Earliest computer programs were written largely to solve mathematical problems. In this case a program can be thought of as implicitly asserting a theorem to the effect that if certain input conditions are met then the program will solve the specific problem. Making that theorem true is not merely a matter of being an expert programmer, it can be aided by a logical analysis of what a program is supposed to do. As programming has concentrated more on the mechanics of interacting with computer’s environment (e.g. for reactive systems and Internet applications) rather than on mathematical problems, the advantage of a logical analysis has become obvious. It is particularly difficult to foresee the effects of abnormal events on the behavior of communicating applications that may lead to inconvenient or even catastrophic situations. A body of theory has emerged in the past two decades to make (automatic) analysis of programs a practical reality. In this course we will cover both classical and state-of-the-art core techniques in proving the correctness of imperative and concurrent programs.

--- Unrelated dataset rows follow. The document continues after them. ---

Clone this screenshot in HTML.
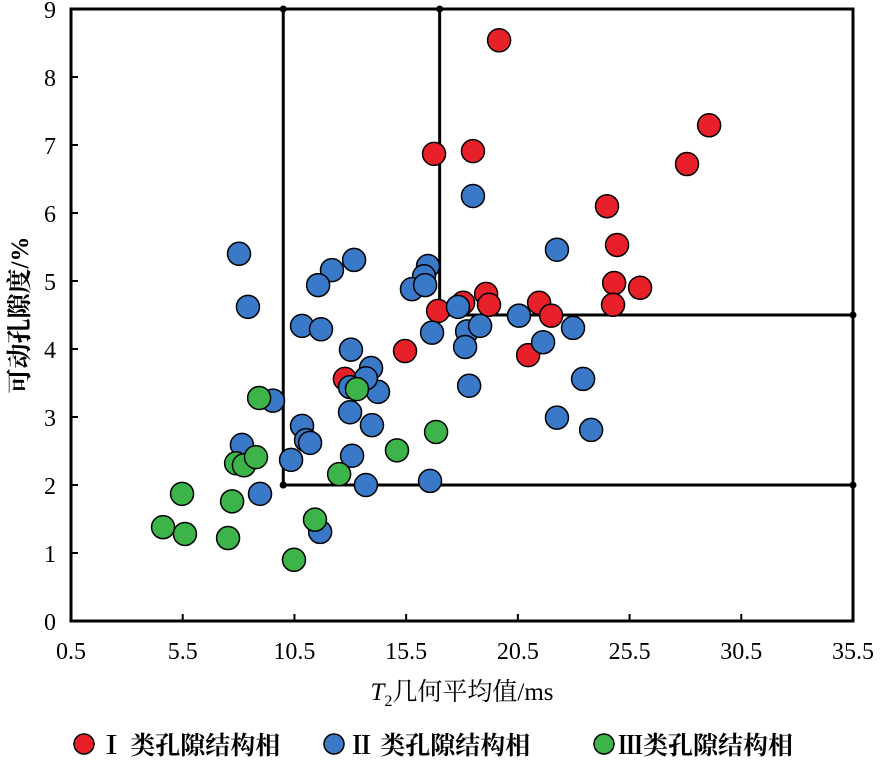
<!DOCTYPE html>
<html><head><meta charset="utf-8"><style>
body{margin:0;background:#fff;}
svg text{font-family:"Liberation Serif","Noto Serif CJK SC",serif;}
</style></head><body>
<svg id="chart" width="886" height="759" viewBox="0 0 886 759" xmlns="http://www.w3.org/2000/svg">
<g id="grid"></g><g id="marks"></g><g id="axes"></g>
<text x="462" y="700" text-anchor="middle" font-size="25"><tspan font-style="italic">T</tspan><tspan font-size="16" dy="6">2</tspan><tspan dy="-6" font-family="Noto Serif CJK SC, serif">几何平均值</tspan>/ms</text>
<text transform="translate(28,315) rotate(-90)" text-anchor="middle" font-size="25" font-weight="bold"><tspan font-family="Noto Serif CJK SC, serif">可动孔隙度</tspan>/%</text>
<g font-size="25" font-weight="bold">
<circle cx="84" cy="744" r="10" fill="#e8202a" stroke="#000" stroke-width="1.5"/>
<text x="99" y="754" font-family="Noto Serif CJK SC, serif">Ⅰ 类孔隙结构相</text>
<circle cx="334" cy="744" r="10" fill="#3a78c8" stroke="#000" stroke-width="1.5"/>
<text x="349" y="754" font-family="Noto Serif CJK SC, serif">Ⅱ 类孔隙结构相</text>
<circle cx="604" cy="744" r="10" fill="#3cb44a" stroke="#000" stroke-width="1.5"/>
<text x="618" y="754" font-family="Noto Serif CJK SC, serif">Ⅲ类孔隙结构相</text>
</g>
</svg>
<script>
const xTicks=[0.5,5.5,10.5,15.5,20.5,25.5,30.5,35.5];
const yTicks=[0,1,2,3,4,5,6,7,8,9];
const redX=[19.66,16.75,18.49,29.06,28.07,24.49,24.94,24.81,25.97,24.76,19.08,19.21,18.05,16.93,21.45,21.99,20.96,15.45,12.76];
const redY=[8.54,6.87,6.91,7.29,6.72,6.10,5.53,4.97,4.90,4.65,4.81,4.65,4.68,4.56,4.68,4.49,3.91,3.97,3.56];
const blueX=[8.02,8.42,12.18,13.17,11.56,10.84,11.69,16.48,16.30,15.76,16.35,16.66,17.82,18.23,18.14,18.81,18.49,20.55,22.25,22.97,21.63,18.32,23.42,22.25,23.78,13.03,13.93,14.24,13.70,12.99,12.99,13.97,13.08,13.70,16.57,10.84,11.02,11.20,10.35,8.96,8.15,9.54,11.65];
const blueY=[5.40,4.62,5.16,5.31,4.94,4.34,4.29,5.22,5.07,4.88,4.94,4.24,4.62,4.26,4.03,4.34,6.25,4.49,5.46,4.31,4.10,3.46,3.56,2.99,2.81,3.99,3.72,3.37,3.57,3.44,3.07,2.88,2.43,2.00,2.06,2.87,2.66,2.62,2.37,1.87,2.59,3.24,1.31];
const greenX=[4.62,5.47,5.60,7.53,7.71,7.89,8.24,8.78,8.92,10.48,11.42,12.50,13.30,15.09,16.84];
const greenY=[1.38,1.87,1.28,1.22,1.76,2.32,2.29,2.41,3.28,0.90,1.49,2.16,3.41,2.51,2.78];
const boxX=[10,17];const boxY=[2,4.5];
const X0=71,X1=853,Y0=621,Y1=9;
const sx=v=>X0+(v-0.5)/35*(X1-X0);
const sy=v=>Y0-v/9*(Y0-Y1);
const NS="http://www.w3.org/2000/svg";
function mk(t,a,p){const e=document.createElementNS(NS,t);for(const k in a)e.setAttribute(k,a[k]);p.appendChild(e);return e;}
const g=document.getElementById('grid'),m=document.getElementById('marks'),ax=document.getElementById('axes');
// partition lines
const segs=[[boxX[0],9,boxX[0],boxY[0]],[boxX[1],9,boxX[1],boxY[1]],[boxX[0],boxY[0],35.5,boxY[0]],[boxX[1],boxY[1],35.5,boxY[1]]];
segs.forEach((s,i)=>{
const l=mk('line',{x1:sx(s[0]),y1:sy(s[1]),x2:sx(s[2]),y2:sy(s[3]),stroke:'#000','stroke-width':3},g);


[[s[0],s[1]],[s[2],s[3]]].forEach(p=>{const c=mk('circle',{cx:sx(p[0]),cy:sy(p[1]),r:3.5,fill:'#000'},g);

});
});
function series(X,Y,col,name){X.forEach((x,i)=>{const c=mk('circle',{cx:sx(x),cy:sy(Y[i]),r:11.5,fill:col,stroke:'#000','stroke-width':1.5},m);

});}
series(redX,redY,'#e8202a','point-class1');
series(blueX,blueY,'#3a78c8','point-class2');
series(greenX,greenY,'#3cb44a','point-class3');
const f=mk('rect',{x:X0,y:Y1,width:X1-X0,height:Y0-Y1,fill:'none',stroke:'#000','stroke-width':3},ax);


xTicks.forEach(v=>{const x=sx(v);mk('line',{x1:x,y1:Y0,x2:x,y2:Y0-7,stroke:'#000','stroke-width':2},ax);
const t=mk('text',{x:x,y:659,'text-anchor':'middle','font-size':24},ax);t.textContent=v.toFixed(1);

});
yTicks.forEach(v=>{const y=sy(v);mk('line',{x1:X0,y1:y,x2:X0+7,y2:y,stroke:'#000','stroke-width':2},ax);
const t=mk('text',{x:56,y:y+9,'text-anchor':'end','font-size':24},ax);t.textContent=v;

});
</script>
</body></html>
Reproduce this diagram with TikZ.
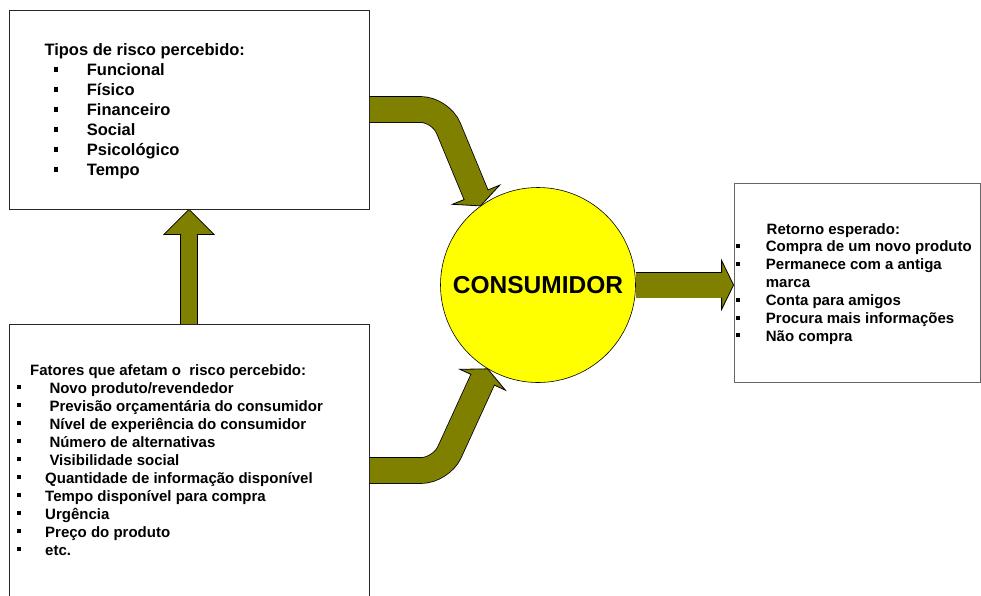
\documentclass[tikz,border=0pt]{standalone}
\usepackage{fontspec}
\setmainfont{Liberation Sans}
\usetikzlibrary{calc,backgrounds}

\definecolor{arrowolive}{HTML}{808000}
\definecolor{ballyellow}{HTML}{FFFF00}

% Head of a block arrow: tip, direction, length, half width, shaft half width
\newcommand{\blockhead}[5]{%
  \begin{scope}[shift={(#1)},rotate=#2]
    \fill[arrowolive] (0,0) -- (-#3,#4) -- (-#3,-#4) -- cycle;
    \draw[headline] (-#3,#5) -- (-#3,#4) -- (0,0) -- (-#3,-#4) -- (-#3,-#5);
  \end{scope}}

% Square list bullet set to the left of the item text
\newcommand{\bul}[3]{\llap{\rule[#1]{#2}{#2}\hspace{#3}}}

\begin{document}
\begin{tikzpicture}[x=1pt,y=-1pt,line join=miter,
  box/.style={draw=black!85,line width=0.8pt,inner sep=0pt,minimum width=360pt},
  ball/.style={circle,draw=black,line width=0.6pt,fill=ballyellow,minimum size=195pt,
    inner sep=0pt,font=\fontsize{24.5}{28}\selectfont\bfseries},
  shaft/.style={draw=black,line width=0.8pt,double=arrowolive,rounded corners=20pt},
  headline/.style={draw=black,line width=0.8pt},
  toptxt/.style={anchor=base west,inner sep=0pt,font=\fontsize{16.5}{20}\selectfont\bfseries},
  lowtxt/.style={anchor=base west,inner sep=0pt,font=\fontsize{15}{18}\selectfont\bfseries}]

\useasboundingbox (0,0) rectangle (981,595);

% boxes and the consumer
\node[box,minimum height=199pt] (tl) at (189,109.5) {};
\node[box,minimum height=293pt] (bl) at (189,470.5) {};
\node[box,draw=black!60,minimum width=246.5pt,minimum height=199pt] (rb) at (857.25,282.5) {};
\node[ball] (circ) at (538,285) {CONSUMIDOR};

% block arrows, kept under the nodes
\begin{scope}[on background layer]
  % risk types -> consumer
  \coordinate (ttip) at (circ.126.5);
  \coordinate (tbend) at (440.7,109.5);
  \draw[shaft,double distance=25pt] (tl.east) -- (tbend) -- ($(ttip)+(-4.1,-10.2)$);
  \blockhead{ttip}{-68}{12}{25.5}{12.5}
  % factors -> consumer
  \coordinate (btip) at (circ.239);
  \coordinate (bbend) at (441.1,470.5);
  \draw[shaft,double distance=25pt] (bl.east) -- (bbend) -- ($(btip)+(-4.6,10)$);
  \blockhead{btip}{65.4}{12}{25}{12.5}
  % factors -> risk types
  \draw[shaft,double distance=16pt] (bl.north) -- ($(tl.south)+(0,24)$);
  \blockhead{tl.south}{90}{25}{25}{8}
  % consumer -> expected return
  \coordinate (rtip) at (rb.west |- circ.east);
  \draw[shaft,double distance=25pt] (circ.east) -- ($(rtip)+(-11,0)$);
  \blockhead{rtip}{0}{12}{24.5}{12.5}
\end{scope}

% risk types
\node[toptxt] (tl-h) at (44.3,55) {Tipos de risco percebido:};
\foreach \t [count=\i] in {Funcional,Físico,Financeiro,Social,Psicológico,Tempo}
  \node[toptxt,name=tl-\i] at (86.7,{55+20*\i}) {\bul{3.1pt}{4.5pt}{28.5pt}\t};

% factors
\node[lowtxt] (bl-h) at (30,375) {Fatores que afetam o\ \ risco percebido:};
\foreach \t [count=\i] in {{Novo produto/revendedor},{Previsão orçamentária do consumidor},
    {Nível de experiência do consumidor},{Número de alternativas},{Visibilidade social}}
  \node[lowtxt,name=bl-\i] at (49.3,{375+18*\i}) {\bul{4pt}{4pt}{28.3pt}\t};
\foreach \t [count=\i from 6] in {{Quantidade de informação disponível},
    {Tempo disponível para compra},{Urgência},{Preço do produto},{etc.}}
  \node[lowtxt,name=bl-\i] at (45,{375+18*\i}) {\bul{4pt}{4pt}{24pt}\t};

% expected return
\node[lowtxt] (rb-h) at (766.5,234) {Retorno esperado:};
\node[lowtxt] (rb-1) at (765.7,251.9) {\bul{4pt}{4pt}{25.7pt}Compra de um novo produto};
\node[lowtxt] (rb-2) at (765.7,269.8) {\bul{4pt}{4pt}{25.7pt}Permanece com a antiga};
\node[lowtxt] (rb-3) at (765.7,287.7) {marca};
\node[lowtxt] (rb-4) at (765.7,305.6) {\bul{4pt}{4pt}{25.7pt}Conta para amigos};
\node[lowtxt] (rb-5) at (765.7,323.5) {\bul{4pt}{4pt}{25.7pt}Procura mais informações};
\node[lowtxt] (rb-6) at (765.7,341.4) {\bul{4pt}{4pt}{25.7pt}Não compra};

\end{tikzpicture}
\end{document}
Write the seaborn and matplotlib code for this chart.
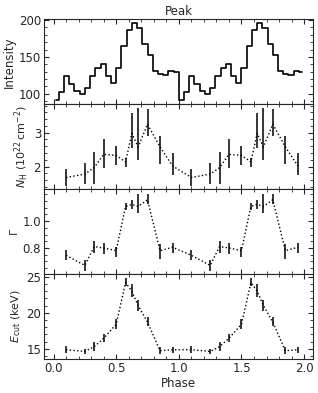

*Method: * hoorcollege + werkcollege
Examination: schriftelijk
Objective: The goal is to cover both classical and state-of-the-art core techniques in proving the correctness of systems and imperative programs.
Prior knowledge: Inleiding Informatica, Logica voor Informatici
Literature: Michael R. A. Huth and Mark D. Ryan. “Logic in Computer Science: Modelling and Reasoning about Systems”, Cambridge University Press, 1999 (ISBN 0521656028).
*Website: * http://www.liacs.nl/~marcello/penc.html
Remarks: Het college wordt in het Engels gegeven.